Nullification is founded on the fact that the sovereign states formed the union, and as creators of the contract, they retain ultimate authority to enforce the constitutional limits of the power of the federal government.

“There are several benefits for applying this understanding via nullification: It is a far safer approach for remedying problems caused by violating the Constitution than a constitutional convention; it is based on upholding the Constitution and the founding principles of the Republic; and it can be implemented by individual states, without having to first get two-thirds of the states on board.”

“Despite the benefits, there are those who insist that nullification is unconstitutional. They argue that the so-called Supremacy Clause of Article VI of the Constitution puts federal laws above state laws and that the Supreme Court has the final say on the constitutionality of federal laws. Both of these claims can be easily dismissed.”

“Regarding the first claim, the Supremacy Clause does not declare that all laws passed by the federal government are the supreme law of the land, period. A closer reading reveals that it declares the ‘laws of the United States made in pursuance’ of the Constitution are the supreme law of the land.”

“In pursuance thereof, not in violation thereof. None of the provisions of Obama-Care, for example, is permissible under any enumerated power given to Congress in the Constitution. They were not passed in pursuance of the Constitution, therefore they are not the supreme law of the land, and they may be declared null and void by the states.”

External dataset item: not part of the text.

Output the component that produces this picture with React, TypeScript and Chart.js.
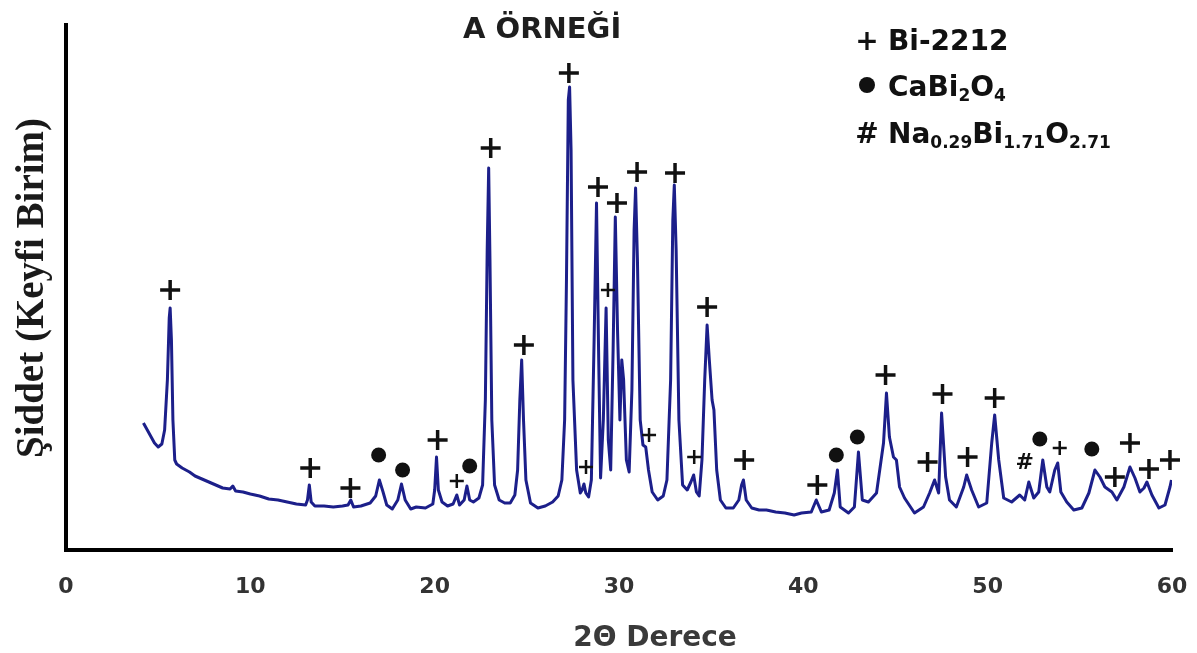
import React, { useEffect, useRef } from 'react';
import { Chart, registerables } from 'chart.js';

Chart.register(...registerables);

// ---- DATA ----
const twoTheta = [
  4.2, 4.5, 4.8, 5.0, 5.2, 5.35, 5.5, 5.6, 5.65, 5.72, 5.8, 5.9, 6.0, 6.3, 6.7, 7.0, 7.5, 8.0, 8.5, 8.9,
  9.05, 9.2, 9.6, 10.0, 10.5, 11.0, 11.5, 12.0, 12.5, 13.0, 13.1, 13.2, 13.3, 13.5, 14.0, 14.5, 15.0, 15.3, 15.45, 15.6,
  16.0, 16.5, 16.8, 17.0, 17.2, 17.4, 17.7, 18.0, 18.2, 18.4, 18.7, 19.0, 19.5, 19.9, 20.0, 20.1, 20.2, 20.4, 20.7, 21.0,
  21.2, 21.35, 21.6, 21.75, 21.9, 22.1, 22.4, 22.6, 22.75, 22.85, 22.93, 23.0, 23.1, 23.25, 23.5, 23.8, 24.1, 24.35, 24.5, 24.62,
  24.72, 24.82, 24.95, 25.2, 25.6, 26.0, 26.4, 26.7, 26.9, 27.05, 27.15, 27.25, 27.32, 27.4, 27.5, 27.7, 27.9, 28.0, 28.1, 28.2,
  28.35, 28.5, 28.65, 28.78, 28.9, 29.0, 29.15, 29.3, 29.42, 29.55, 29.68, 29.8, 29.92, 30.05, 30.15, 30.25, 30.4, 30.55, 30.7, 30.82,
  30.9, 31.0, 31.15, 31.3, 31.45, 31.6, 31.8, 32.1, 32.4, 32.6, 32.8, 32.92, 33.0, 33.1, 33.25, 33.45, 33.7, 33.9, 34.05, 34.2,
  34.35, 34.5, 34.65, 34.78, 34.9, 35.05, 35.15, 35.3, 35.5, 35.8, 36.2, 36.5, 36.65, 36.75, 36.9, 37.2, 37.6, 38.0, 38.5, 39.0,
  39.5, 39.9, 40.43, 40.7, 40.98, 41.4, 41.68, 41.85, 42.0, 42.45, 42.77, 42.99, 43.2, 43.53, 43.97, 44.35, 44.51, 44.67, 44.89, 45.05,
  45.22, 45.49, 46.03, 46.52, 46.85, 47.12, 47.34, 47.5, 47.72, 47.93, 48.3, 48.7, 48.86, 49.13, 49.51, 49.95, 50.22, 50.38, 50.6, 50.87,
  51.3, 51.74, 52.01, 52.23, 52.5, 52.77, 52.99, 53.21, 53.37, 53.64, 53.8, 53.97, 54.29, 54.67, 55.11, 55.49, 55.82, 56.09, 56.36, 56.74,
  57.01, 57.39, 57.72, 57.99, 58.26, 58.48, 58.64, 58.91, 59.29, 59.62, 59.89, 59.97,
];

const intensity = [
  127, 117, 107, 103, 106, 120, 170, 232, 242, 210, 130, 90, 86, 82, 78, 74, 70, 66, 62, 61,
  64, 59, 58, 56, 54, 51, 50, 48, 46, 45, 50, 65, 48, 44, 44, 43, 44, 45, 50, 43,
  44, 47, 54, 70, 58, 45, 41, 50, 66, 50, 41, 43, 42, 46, 60, 93, 60, 48, 44, 46,
  55, 45, 50, 64, 50, 48, 52, 65, 150, 300, 382, 290, 130, 65, 50, 47, 47, 55, 80, 150,
  190, 130, 70, 47, 42, 44, 48, 54, 70, 130, 270, 450, 463, 400, 170, 80, 57, 60, 66, 57,
  53, 70, 210, 347, 190, 72, 130, 242, 110, 80, 200, 333, 220, 130, 190, 170, 90, 78, 160, 320,
  362, 290, 130, 105, 103, 80, 58, 50, 54, 70, 170, 330, 365, 300, 130, 65, 60, 68, 75, 58,
  54, 90, 170, 225, 190, 150, 140, 80, 50, 42, 42, 50, 65, 70, 50, 42, 40, 40, 38, 37,
  35, 37, 38, 50, 38, 40, 57, 80, 43, 37, 43, 98, 50, 48, 57, 107, 157, 113, 93, 90,
  63, 52, 37, 43, 57, 70, 57, 137, 73, 50, 43, 63, 75, 60, 43, 47, 107, 135, 90, 52,
  48, 55, 50, 68, 52, 58, 90, 63, 58, 80, 87, 58, 48, 40, 42, 57, 80, 73, 63, 58,
  50, 63, 83, 72, 58, 62, 68, 55, 42, 45, 63, 70,
];

// phase labels placed above peaks
const markerTheta = [
  5.65, 13.25, 15.43, 16.96, 18.26, 20.16, 21.2, 21.9, 23.04, 24.84, 27.28, 28.21, 28.86, 29.4, 29.89, 30.98, 31.63, 33.04, 34.08, 34.78,
  36.79, 40.76, 41.79, 42.93, 44.46, 46.74, 47.55, 48.91, 50.38, 52.01, 52.83, 53.91, 55.65, 56.9, 57.72, 58.75, 59.89,
];
const markerIntensity = [
  260, 82, 62, 95, 80, 110, 69, 84, 402, 205, 477, 83, 363, 260, 347, 378, 115, 377, 93, 243,
  90, 65, 95, 113, 175, 88, 156, 93, 152, 87, 111, 102, 101, 73, 107, 81, 90,
];
const markerPhase = [
  '+', '+', '+', '●', '●', '+', '+', '●', '+', '+', '+', '+', '+', '+', '+', '+', '+', '+', '+', '+',
  '+', '+', '●', '●', '+', '+', '+', '+', '+', '#', '●', '+', '●', '+', '+', '+', '+',
];
const minorMarkerTheta = [21.2, 28.21, 29.4, 31.63, 34.08, 53.91];

const xTickValues = [0, 10, 20, 30, 40, 50, 60];

const chartTitle = 'A ÖRNEĞİ';
const xTitle = '2Θ Derece';
const yTitle = 'Şiddet (Keyfi Birim)';
const legendSymbols = ['+', '●', '#'];
const legendParts: [string, boolean][][] = [
  [['Bi-2212', false]],
  [['CaBi', false], ['2', true], ['O', false], ['4', true]],
  [['Na', false], ['0.29', true], ['Bi', false], ['1.71', true], ['O', false], ['2.71', true]],
];

const LINE_COLOR = '#1c1f8a';
const INK = '#111111';

export default function App() {
  const ref = useRef<HTMLCanvasElement>(null);

  useEffect(() => {
    document.body.style.margin = '0';
    const canvas = ref.current;
    if (!canvas) return;

    const overlay = {
      id: 'overlay',
      afterDatasetsDraw(chart: any) {
        const { ctx, scales } = chart;
        const xs = scales.x;
        const ys = scales.y;
        ctx.save();
        ctx.fillStyle = INK;
        ctx.strokeStyle = INK;
        for (let i = 0; i < markerTheta.length; i++) {
          const cx = xs.getPixelForValue(markerTheta[i]);
          const cy = ys.getPixelForValue(markerIntensity[i]);
          const minor = minorMarkerTheta.includes(markerTheta[i]);
          const sym = markerPhase[i];
          if (sym === '+') {
            const h = minor ? 7 : 10;
            ctx.lineWidth = minor ? 2.5 : 3.5;
            ctx.beginPath();
            ctx.moveTo(cx - h, cy);
            ctx.lineTo(cx + h, cy);
            ctx.moveTo(cx, cy - h);
            ctx.lineTo(cx, cy + h);
            ctx.stroke();
          } else if (sym === '●') {
            ctx.beginPath();
            ctx.arc(cx, cy, 7.5, 0, Math.PI * 2);
            ctx.fill();
          } else {
            ctx.font = 'bold 22px "DejaVu Sans"';
            ctx.textAlign = 'center';
            ctx.textBaseline = 'middle';
            ctx.fillText(sym, cx, cy);
          }
        }
        ctx.restore();
      },
      afterDraw(chart: any) {
        const { ctx } = chart;
        ctx.save();
        // title
        ctx.fillStyle = '#1e1e1e';
        ctx.font = 'bold 29px "DejaVu Sans"';
        ctx.textAlign = 'left';
        ctx.textBaseline = 'alphabetic';
        ctx.fillText(chartTitle, 463, 38);

        // x title
        ctx.fillStyle = '#3a3a3a';
        ctx.font = 'bold 28px "DejaVu Sans"';
        ctx.textAlign = 'center';
        ctx.fillText(xTitle, 655, 646);

        // y title
        ctx.save();
        ctx.translate(43, 288);
        ctx.rotate(-Math.PI / 2);
        ctx.fillStyle = '#1a1a1a';
        ctx.font = 'bold 39px "Liberation Serif"';
        ctx.textAlign = 'center';
        ctx.fillText(yTitle, 0, 0);
        ctx.restore();

        // legend
        const baselines = [50, 96, 143];
        ctx.fillStyle = INK;
        for (let r = 0; r < legendSymbols.length; r++) {
          const b = baselines[r];
          const sym = legendSymbols[r];
          if (sym === '●') {
            ctx.beginPath();
            ctx.arc(867, b - 11, 8, 0, Math.PI * 2);
            ctx.fill();
          } else {
            ctx.font = 'bold 28px "DejaVu Sans"';
            ctx.textAlign = 'center';
            ctx.fillText(sym, 867, b);
          }
          let x = 888;
          ctx.textAlign = 'left';
          for (const [txt, sub] of legendParts[r]) {
            ctx.font = sub ? 'bold 17px "DejaVu Sans"' : 'bold 28px "DejaVu Sans"';
            ctx.fillText(txt, x, sub ? b + 5 : b);
            x += ctx.measureText(txt).width;
          }
        }
        ctx.restore();
      },
    };

    const chart = new Chart(canvas, {
      type: 'line',
      data: {
        datasets: [
          {
            data: twoTheta.map((t, i) => ({ x: t, y: intensity[i] })),
            borderColor: LINE_COLOR,
            borderWidth: 3,
            pointRadius: 0,
            tension: 0,
            fill: false,
            borderJoinStyle: 'round',
          },
        ],
      },
      options: {
        responsive: false,
        animation: false,
        events: [],
        layout: { padding: { top: 25, left: 66, right: 25, bottom: 0 } },
        plugins: { legend: { display: false }, tooltip: { enabled: false }, title: { display: false } },
        scales: {
          x: {
            type: 'linear',
            min: 0,
            max: 60,
            afterBuildTicks: (s: any) => {
              s.ticks = xTickValues.map((v) => ({ value: v }));
            },
            afterFit: (s: any) => {
              s.height = 103;
              s.paddingLeft = 0;
              s.paddingRight = 0;
            },
            grid: { display: false, drawTicks: false },
            border: { display: true, color: '#000', width: 4 },
            ticks: {
              color: '#333',
              font: { family: '"DejaVu Sans"', size: 22, weight: 'bold' },
              padding: 24,
              maxRotation: 0,
              autoSkip: false,
            },
          },
          y: {
            type: 'linear',
            min: 0,
            max: 525,
            afterFit: (s: any) => {
              s.width = 0;
              s.paddingTop = 0;
              s.paddingBottom = 0;
            },
            grid: { display: false, drawTicks: false },
            border: { display: true, color: '#000', width: 4 },
            ticks: { display: false },
          },
        },
      },
      plugins: [overlay],
    } as any);

    return () => chart.destroy();
  }, []);

  return (
    <div style={{ position: 'absolute', left: 0, top: 0, width: 1197, height: 653, background: '#fff' }}>
      <canvas ref={ref} width={1197} height={653} style={{ display: 'block', width: 1197, height: 653 }} />
    </div>
  );
}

Wolverton goes on to provide more justification for nullification and concludes:

“Nullifying unconstitutional federal laws is very achievable, if constitutionalists were to inform themselves of this approach and then pursue it. Because the understanding is better in some states than it is in the nation as a whole, it is very possible for states to win victories via nullification to stop unconstitutional federal laws that could not now realistically be repealed on the national level. Although only a relatively small number of states have so far nullified unconstitutional federal laws in the areas of gun control, ObamaCare, NSA surveillance, indefinite detention of civilians, etc., a string of state nullification victories would not only create a bandwagon effect encouraging other states to join the nullification movement, but also contribute to the overall national awakening — shortening the time it otherwise would take to create a constitutionalist U.S. Congress….But enacting a string of nullification bills in states across the nation — particularly bills possessing teeth that will be enforced by state officials — will not happen without creating the necessary understanding and activism to get state legislators on board. And improving Congress to the point where most congressmen begin abiding by their oaths of office…”

As far as a balance budget amendment is concerned, be careful what you wish for. There are only two ways to balance the budget: reduce spending or increase taxes. Guess which one Congress would choose.